Getting started: ways to win in the changing retail reality
Let’s face it: there isn’t a single best approach to win in retail or deal with the omni-channel challenges. Buying exclusive fashion is not the same as buying groceries, for starters.
Yet in general, to win in this complex reality it's essential for retailers to:
• Have their supply chains and back office processes right to optimise costs and support the inevitable omni-channel shopping journey.
• Prioritise omni-channel capacity and marketing investments in order to optimise their offering and strategy in correlation with revenue and profit, taking into account the cross-fertilisation effects of several channels.
• Use the saved costs from the optimisation and digitisation efforts they undertake to invest in innovative and immersive, and at the very least omni-channel, shopping experiences in (selected) physical stores.
• Design the full retail experience with the consumer in mind, diving deeper into consumer psychology, user experience, design thinking and frictionless experiences, as the increasingly mobile first lifestyle demands it.
•Transform loyalty approaches, moving away from the traditional rebate-only model towards more comprehensive and encompassing loyalty programs within a broader ecosystem of partners.
•Get the data.
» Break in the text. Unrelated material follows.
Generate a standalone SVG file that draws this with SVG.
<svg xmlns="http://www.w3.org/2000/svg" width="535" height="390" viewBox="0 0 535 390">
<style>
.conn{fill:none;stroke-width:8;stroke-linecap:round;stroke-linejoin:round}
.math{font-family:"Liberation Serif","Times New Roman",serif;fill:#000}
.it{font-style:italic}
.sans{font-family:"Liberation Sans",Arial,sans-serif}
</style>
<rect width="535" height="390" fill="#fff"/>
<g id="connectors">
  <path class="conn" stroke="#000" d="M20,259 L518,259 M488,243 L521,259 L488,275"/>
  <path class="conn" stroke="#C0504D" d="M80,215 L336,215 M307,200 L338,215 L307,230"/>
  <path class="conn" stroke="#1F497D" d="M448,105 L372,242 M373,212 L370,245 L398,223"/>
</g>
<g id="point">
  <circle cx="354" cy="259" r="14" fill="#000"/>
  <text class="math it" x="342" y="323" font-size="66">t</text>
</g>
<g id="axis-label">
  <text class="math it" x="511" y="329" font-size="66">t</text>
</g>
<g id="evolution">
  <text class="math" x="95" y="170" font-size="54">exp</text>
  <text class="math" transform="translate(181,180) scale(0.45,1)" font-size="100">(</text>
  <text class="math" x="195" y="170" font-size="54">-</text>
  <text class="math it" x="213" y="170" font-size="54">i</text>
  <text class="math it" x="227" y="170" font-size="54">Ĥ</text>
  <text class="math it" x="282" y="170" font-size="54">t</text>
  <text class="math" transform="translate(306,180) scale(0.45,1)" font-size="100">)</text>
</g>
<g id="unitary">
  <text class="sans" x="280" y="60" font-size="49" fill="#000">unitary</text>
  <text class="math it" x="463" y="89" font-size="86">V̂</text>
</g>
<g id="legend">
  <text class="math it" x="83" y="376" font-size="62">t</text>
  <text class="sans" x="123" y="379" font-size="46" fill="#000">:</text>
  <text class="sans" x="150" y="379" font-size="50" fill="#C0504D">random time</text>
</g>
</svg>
And most of all get the right data to tailor the individual consumer's journey and experience in the most hyper-personalised, timely, location-aware and context-aware sense way achievable.
•And last but not least, connect the systems, data sources and processes to align operations, promotions and strategies with predictive models to optimise revenues and marketing approaches in real-time.
The more diverse, omni-everything, interconnected and empowered consumers are, the more critical it is to have a unified approach towards data, creative, interaction and engagement.